14 Bless those who persecute you; bless and do not curse them. 15 Rejoice with those who rejoice, weep with those who weep. 16 Live in harmony with one another. Do not be haughty, but associate with the lowly.  Never be wise in your own sight. 17 Repay no one evil for evil, but give thought to do what is honorable in the sight of all. 18 If possible, so far as it depends on you, live peaceably with all. 19 Beloved, never avenge yourselves, but leave it  to the wrath of God, for it is written, “Vengeance is mine, I will repay, says the Lord.” 20 To the contrary, “if your enemy is hungry, feed him; if he is thirsty, give him something to drink; for by so doing you will heap burning coals on his head.” 21 Do not be overcome by evil, but overcome evil with good.

Peter also picks up this theme.  Although we don’t have a clear verbal allusion, his argument is conceptually related to the Sermon on the Mount.  (It does look like Peter is aware of Paul’s words in Romans 12.  Or Jesus’ teachings could be a common source for both authors).

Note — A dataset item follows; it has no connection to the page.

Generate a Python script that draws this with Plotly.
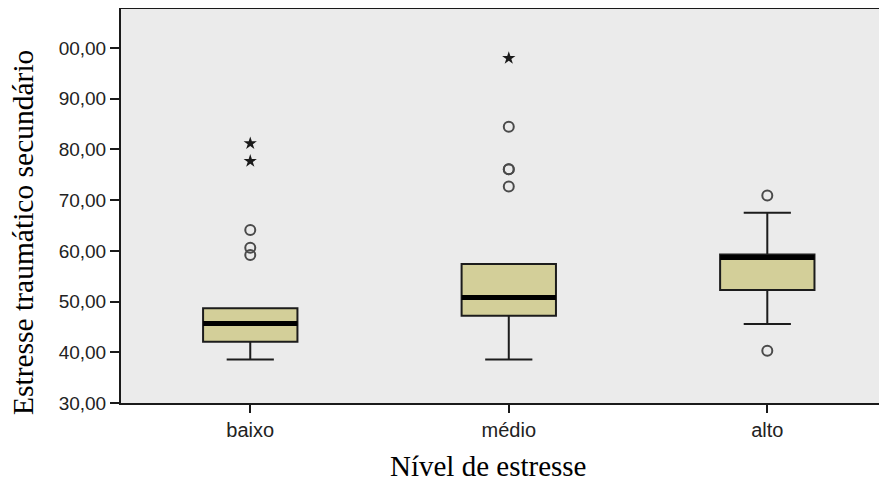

Do not repay evil for evil or reviling for reviling, but on the contrary, bless, for to this you were called, that you may obtain a blessing (1 Peter 3:9).

This is what made the testimony of the early church so powerful.   Just as Jesus suffered on the cross and did not retaliate, the persecuted church imitated its Savior.    When they were mistreated, they did not seek revenge.  Instead they trusted in the justice of Jesus’ in-breaking kingdom.   They left room for God’s wrath.   And as a result, God uses their testimony to bring conviction into the hearts of their persecutors.

This reminds us that Jesus’ kingdom is an upside down kingdom.  Even though the kingdoms of this world might advance by violence and bloodshed, Jesus’ kingdom advances through the sacrificial love of its citizens.